To begin the project, the design team first asked, "What does it mean to be healthy"? Attempting to answer this question involved investigating multiple understandings of health, and how it varies both historically and culturally. From this research, a distinction emerged: the diverging concepts of the body as a machine, and the body as a garden. This contrast lies between Western and Eastern medicine; the West views the body as a machine, made up of separate parts and dysfunction targeted and treated as it arises, whereas the East views the body as a garden, a unified and self-regulating ecosystem that is directly affected by its surrounding environment and needs to be nurtured as a whole.
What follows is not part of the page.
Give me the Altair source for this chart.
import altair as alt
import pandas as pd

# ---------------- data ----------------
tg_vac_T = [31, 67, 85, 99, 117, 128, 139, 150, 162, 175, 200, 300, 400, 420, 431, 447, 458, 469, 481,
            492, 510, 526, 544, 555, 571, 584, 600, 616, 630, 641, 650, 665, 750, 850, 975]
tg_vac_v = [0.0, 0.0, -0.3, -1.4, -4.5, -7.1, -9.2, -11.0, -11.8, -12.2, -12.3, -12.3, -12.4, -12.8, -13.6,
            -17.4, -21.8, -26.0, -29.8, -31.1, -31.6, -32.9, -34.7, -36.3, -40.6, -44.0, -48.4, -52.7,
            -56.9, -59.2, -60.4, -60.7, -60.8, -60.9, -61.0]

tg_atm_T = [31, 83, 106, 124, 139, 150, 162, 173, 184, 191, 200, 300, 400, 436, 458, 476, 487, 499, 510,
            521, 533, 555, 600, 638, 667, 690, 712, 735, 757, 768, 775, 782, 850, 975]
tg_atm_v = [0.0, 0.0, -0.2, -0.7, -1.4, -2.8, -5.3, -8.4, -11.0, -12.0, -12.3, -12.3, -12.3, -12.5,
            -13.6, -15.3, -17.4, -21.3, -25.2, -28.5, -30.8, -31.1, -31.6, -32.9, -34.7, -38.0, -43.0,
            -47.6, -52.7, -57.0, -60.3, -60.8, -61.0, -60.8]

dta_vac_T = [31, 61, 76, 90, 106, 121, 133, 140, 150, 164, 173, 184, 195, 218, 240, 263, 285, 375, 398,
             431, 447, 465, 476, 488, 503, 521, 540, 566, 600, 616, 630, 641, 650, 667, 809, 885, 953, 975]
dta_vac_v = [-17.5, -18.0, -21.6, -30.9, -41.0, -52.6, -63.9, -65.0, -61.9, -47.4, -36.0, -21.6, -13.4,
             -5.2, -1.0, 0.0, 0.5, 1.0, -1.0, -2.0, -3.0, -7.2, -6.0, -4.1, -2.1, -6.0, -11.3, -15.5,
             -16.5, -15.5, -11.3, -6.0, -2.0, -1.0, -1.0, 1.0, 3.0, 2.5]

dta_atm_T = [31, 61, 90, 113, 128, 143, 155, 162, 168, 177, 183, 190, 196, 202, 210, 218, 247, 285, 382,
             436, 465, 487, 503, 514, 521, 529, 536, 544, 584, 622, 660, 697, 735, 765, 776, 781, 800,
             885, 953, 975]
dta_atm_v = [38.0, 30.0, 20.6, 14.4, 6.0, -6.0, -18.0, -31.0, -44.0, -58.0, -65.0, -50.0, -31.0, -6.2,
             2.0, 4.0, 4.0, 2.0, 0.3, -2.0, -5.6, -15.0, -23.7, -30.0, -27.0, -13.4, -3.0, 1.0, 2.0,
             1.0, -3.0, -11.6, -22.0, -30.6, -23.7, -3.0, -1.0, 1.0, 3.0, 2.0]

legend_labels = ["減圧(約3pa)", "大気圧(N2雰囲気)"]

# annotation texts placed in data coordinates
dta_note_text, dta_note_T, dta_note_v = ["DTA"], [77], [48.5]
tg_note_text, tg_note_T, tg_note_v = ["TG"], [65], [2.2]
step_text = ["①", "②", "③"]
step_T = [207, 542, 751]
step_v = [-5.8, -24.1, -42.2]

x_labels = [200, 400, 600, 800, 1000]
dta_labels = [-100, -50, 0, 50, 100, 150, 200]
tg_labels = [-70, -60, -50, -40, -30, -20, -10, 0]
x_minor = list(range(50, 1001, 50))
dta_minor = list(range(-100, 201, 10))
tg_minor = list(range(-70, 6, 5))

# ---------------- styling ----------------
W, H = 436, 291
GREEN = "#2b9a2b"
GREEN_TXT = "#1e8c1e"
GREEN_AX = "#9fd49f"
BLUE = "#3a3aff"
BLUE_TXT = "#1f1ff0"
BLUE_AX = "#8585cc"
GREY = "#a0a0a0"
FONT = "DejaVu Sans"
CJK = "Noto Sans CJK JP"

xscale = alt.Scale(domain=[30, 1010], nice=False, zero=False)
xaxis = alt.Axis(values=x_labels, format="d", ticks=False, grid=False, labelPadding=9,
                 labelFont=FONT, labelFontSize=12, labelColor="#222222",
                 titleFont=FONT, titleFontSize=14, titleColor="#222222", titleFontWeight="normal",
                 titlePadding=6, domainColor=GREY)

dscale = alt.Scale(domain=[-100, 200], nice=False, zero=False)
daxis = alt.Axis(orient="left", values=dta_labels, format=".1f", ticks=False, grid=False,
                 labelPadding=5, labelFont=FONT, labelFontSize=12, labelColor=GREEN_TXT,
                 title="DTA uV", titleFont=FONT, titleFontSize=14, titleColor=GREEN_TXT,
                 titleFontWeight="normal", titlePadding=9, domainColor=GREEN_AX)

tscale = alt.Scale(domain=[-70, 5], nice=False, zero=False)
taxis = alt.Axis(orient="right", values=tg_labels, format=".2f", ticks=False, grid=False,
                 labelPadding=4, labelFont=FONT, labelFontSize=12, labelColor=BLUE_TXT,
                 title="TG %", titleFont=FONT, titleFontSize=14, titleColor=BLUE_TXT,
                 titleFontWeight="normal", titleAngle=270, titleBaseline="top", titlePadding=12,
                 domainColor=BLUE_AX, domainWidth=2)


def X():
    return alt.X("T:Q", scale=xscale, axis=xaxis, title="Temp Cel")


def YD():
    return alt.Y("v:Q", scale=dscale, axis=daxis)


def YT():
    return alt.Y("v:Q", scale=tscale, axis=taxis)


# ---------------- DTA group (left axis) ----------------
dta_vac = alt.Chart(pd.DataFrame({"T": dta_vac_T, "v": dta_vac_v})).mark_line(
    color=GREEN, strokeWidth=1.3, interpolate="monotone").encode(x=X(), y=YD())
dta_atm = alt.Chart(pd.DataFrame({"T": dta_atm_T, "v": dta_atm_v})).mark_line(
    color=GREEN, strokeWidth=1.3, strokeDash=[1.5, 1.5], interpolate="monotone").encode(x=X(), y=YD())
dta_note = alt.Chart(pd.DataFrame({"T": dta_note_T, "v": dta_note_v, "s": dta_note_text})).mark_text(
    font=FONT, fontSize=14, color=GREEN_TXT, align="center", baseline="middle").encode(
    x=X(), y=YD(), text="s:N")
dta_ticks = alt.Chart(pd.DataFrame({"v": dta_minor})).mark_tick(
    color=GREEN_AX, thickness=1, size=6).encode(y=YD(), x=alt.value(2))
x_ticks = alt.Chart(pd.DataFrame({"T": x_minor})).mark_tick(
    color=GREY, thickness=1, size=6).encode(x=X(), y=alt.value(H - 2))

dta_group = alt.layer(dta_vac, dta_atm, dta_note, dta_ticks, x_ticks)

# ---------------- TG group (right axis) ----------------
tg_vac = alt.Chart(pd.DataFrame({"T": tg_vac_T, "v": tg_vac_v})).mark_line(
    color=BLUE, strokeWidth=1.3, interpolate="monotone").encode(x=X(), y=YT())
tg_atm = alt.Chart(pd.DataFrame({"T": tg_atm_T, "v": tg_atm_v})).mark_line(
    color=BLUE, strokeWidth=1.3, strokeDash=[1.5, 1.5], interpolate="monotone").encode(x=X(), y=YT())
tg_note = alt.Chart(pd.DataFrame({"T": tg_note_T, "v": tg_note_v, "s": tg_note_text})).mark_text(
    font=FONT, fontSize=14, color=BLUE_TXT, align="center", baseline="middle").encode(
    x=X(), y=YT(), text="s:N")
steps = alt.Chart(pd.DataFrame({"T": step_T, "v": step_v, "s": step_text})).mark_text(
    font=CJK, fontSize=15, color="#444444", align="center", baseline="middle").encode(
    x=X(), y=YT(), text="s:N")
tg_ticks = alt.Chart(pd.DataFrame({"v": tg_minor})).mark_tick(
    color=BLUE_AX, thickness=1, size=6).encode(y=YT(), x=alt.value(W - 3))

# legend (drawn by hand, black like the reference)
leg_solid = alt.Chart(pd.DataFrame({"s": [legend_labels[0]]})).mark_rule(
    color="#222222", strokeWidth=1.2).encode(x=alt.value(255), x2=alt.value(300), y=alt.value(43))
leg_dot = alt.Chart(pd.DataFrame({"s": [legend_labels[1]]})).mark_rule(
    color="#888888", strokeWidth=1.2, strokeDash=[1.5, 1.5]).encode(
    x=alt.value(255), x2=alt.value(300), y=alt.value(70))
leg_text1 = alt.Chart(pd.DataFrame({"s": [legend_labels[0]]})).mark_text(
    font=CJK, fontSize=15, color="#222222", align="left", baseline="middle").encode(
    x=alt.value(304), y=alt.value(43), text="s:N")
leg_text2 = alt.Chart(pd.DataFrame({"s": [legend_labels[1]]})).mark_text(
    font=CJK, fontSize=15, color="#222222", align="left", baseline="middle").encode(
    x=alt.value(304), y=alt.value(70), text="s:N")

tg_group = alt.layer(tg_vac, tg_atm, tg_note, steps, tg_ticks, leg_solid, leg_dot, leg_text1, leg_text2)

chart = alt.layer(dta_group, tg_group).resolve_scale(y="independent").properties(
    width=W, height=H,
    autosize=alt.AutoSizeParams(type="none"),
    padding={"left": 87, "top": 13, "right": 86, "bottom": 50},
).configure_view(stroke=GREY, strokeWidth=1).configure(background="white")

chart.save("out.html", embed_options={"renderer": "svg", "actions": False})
These differing perceptions bring two definitions of health: the absence of disease and the presence of normal functioning, versus promoting integrity, adaptability, and continuity within the body. Adventist Health appreciated the idea of treating the body as a garden, and health as something that is holistically cultivated within that garden; this view aligned with their approach to “whole-person health”, as well as with the intent behind their new LEED certified WELL building. This led to the suggestion of placing the “garden” on the wall, framing the project as a living and breathing organism that represents the Adventist Health community and the holistic care it cultivates.
Day to night view
Over the course of five months, the project moved from initial design concept to a fully functioning, continuously updating media wall. The final installation operates with live data from Adventist Health facilities, which provide a three-minute information window that is updated every five seconds.
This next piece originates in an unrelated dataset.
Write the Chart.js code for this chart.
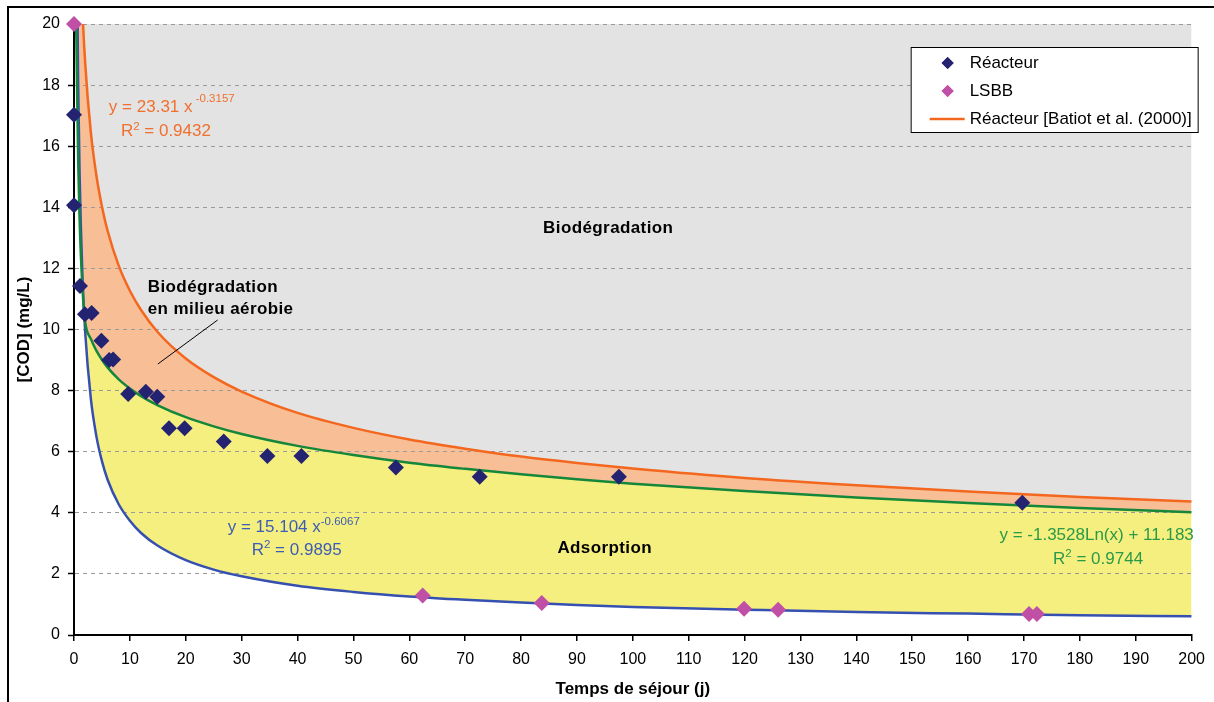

The end product, "The Garden of Health", is a real-time, data-driven artwork showcasing the breadth, diversity, and dynamics of the Adventist Health network and the communities it serves. Throughout the day, the visualization depicts a live snapshot of patient activity across the entire network. Within the garden, new patients are represented as flowers, positioned according to which Adventist community location is serving them. Flower types reflect the different categories of patient encounters, such as clinic visits or trips to the emergency room. The size and complexity of the flower indicates the patient’s age; for example, younger patients are represented by smaller, simpler flowers. Additionally, the patient’s sex is indicated by the presence or absence of stamens. Butterflies move from flower to flower, mimicking Adventist Health caregivers tending to patients in real time. There are multiple types of butterflies, each of which symbolizes the five categories of caregiver services provided by Adventist Health. The visualization cycles through various views, zooming in and out to provide viewers with both a high-level network overview and an up-close glimpse of the detailed activity within a single region. The up-close views also illustrate the relationship between patients and their caregivers.
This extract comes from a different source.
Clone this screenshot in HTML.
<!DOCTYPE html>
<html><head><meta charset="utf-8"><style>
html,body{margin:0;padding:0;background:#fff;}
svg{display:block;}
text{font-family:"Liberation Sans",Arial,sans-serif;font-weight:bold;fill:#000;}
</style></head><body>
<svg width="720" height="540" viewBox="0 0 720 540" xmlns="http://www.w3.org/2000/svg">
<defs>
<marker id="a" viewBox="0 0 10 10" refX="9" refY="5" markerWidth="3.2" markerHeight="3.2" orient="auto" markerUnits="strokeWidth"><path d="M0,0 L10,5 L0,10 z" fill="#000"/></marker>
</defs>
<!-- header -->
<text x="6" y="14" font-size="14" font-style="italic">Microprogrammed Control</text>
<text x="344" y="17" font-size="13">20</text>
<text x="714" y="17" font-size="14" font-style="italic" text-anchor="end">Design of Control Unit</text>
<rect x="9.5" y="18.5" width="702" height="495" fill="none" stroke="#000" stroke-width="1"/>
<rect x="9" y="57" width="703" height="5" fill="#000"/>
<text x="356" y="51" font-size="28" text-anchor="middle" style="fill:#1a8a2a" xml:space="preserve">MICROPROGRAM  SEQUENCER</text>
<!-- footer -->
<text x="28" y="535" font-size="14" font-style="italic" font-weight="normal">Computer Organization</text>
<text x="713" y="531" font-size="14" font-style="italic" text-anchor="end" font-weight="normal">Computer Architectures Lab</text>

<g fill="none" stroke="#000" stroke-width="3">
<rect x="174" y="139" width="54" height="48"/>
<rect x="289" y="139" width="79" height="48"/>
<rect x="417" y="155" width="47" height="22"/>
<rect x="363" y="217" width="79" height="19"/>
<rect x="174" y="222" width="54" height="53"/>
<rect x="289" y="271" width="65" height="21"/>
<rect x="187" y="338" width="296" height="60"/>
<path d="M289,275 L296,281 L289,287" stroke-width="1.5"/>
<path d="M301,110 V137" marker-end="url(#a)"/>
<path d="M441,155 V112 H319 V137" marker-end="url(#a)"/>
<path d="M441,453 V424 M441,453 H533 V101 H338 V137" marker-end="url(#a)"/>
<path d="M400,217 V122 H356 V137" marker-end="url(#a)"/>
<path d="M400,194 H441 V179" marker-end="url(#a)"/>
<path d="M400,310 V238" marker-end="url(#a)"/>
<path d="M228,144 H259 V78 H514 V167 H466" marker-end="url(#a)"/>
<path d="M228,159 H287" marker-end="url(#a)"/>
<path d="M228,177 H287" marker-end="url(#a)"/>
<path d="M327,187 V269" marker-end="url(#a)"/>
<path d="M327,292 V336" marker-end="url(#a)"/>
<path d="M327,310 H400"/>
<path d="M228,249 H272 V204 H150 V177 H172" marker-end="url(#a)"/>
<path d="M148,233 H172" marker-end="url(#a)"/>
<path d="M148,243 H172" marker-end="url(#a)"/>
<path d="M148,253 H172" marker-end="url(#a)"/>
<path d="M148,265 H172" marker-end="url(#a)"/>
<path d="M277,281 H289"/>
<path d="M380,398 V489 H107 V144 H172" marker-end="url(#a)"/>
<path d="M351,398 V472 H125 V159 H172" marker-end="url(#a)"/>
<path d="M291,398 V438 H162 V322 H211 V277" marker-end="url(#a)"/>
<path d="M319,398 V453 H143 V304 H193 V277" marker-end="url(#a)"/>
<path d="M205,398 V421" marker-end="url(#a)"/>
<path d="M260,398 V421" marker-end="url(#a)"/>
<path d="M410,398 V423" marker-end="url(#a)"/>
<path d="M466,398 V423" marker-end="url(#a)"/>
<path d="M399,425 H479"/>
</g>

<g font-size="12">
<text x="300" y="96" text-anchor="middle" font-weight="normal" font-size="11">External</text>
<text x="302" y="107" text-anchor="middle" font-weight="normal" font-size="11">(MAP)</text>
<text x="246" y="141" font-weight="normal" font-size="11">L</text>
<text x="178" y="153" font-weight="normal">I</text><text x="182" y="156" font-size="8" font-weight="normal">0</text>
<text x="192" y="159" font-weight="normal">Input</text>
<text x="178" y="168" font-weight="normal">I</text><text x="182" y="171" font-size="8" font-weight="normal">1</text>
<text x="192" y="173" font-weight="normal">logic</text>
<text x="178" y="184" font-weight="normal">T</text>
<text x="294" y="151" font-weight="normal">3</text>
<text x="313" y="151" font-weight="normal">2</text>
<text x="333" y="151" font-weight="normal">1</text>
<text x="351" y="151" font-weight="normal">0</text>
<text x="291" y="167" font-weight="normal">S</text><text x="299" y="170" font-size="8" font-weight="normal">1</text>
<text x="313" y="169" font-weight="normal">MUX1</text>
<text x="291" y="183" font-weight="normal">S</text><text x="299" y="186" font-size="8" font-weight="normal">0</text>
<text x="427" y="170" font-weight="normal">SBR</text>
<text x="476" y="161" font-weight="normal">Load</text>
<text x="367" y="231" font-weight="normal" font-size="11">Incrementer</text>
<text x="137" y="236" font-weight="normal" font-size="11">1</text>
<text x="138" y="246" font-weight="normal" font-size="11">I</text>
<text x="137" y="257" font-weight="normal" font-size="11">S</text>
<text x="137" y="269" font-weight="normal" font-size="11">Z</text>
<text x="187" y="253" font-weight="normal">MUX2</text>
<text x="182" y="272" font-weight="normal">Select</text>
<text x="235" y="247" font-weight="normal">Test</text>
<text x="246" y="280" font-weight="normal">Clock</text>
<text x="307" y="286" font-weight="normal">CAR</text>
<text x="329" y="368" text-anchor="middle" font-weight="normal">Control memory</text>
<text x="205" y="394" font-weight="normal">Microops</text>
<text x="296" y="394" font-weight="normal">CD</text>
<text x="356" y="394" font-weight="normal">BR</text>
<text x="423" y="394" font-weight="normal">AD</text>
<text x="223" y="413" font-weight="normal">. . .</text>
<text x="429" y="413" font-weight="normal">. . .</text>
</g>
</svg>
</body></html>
Lastly, the garden visualization follows a daily rhythm, as does daily activity across the network. The media wall’s color palette changes with the time of day, cycling from hues of early morning light to darker, moonlit tones. This is also reflected in the placement of the installation; in the morning, the sun rises east of the media wall, bathing the garden in early dawn light. By noon, the sun is directly overhead, fully illuminating the entire scene. At the end of the workday, the sun sets in the west, and the visualization slowly transitions to a moonlit scene until the following morning. The complete digital installation now hangs in the Adventist Health lobby, illustrating both the continuous cycle of patient care within the network and the power of turning data into knowledge through visualization.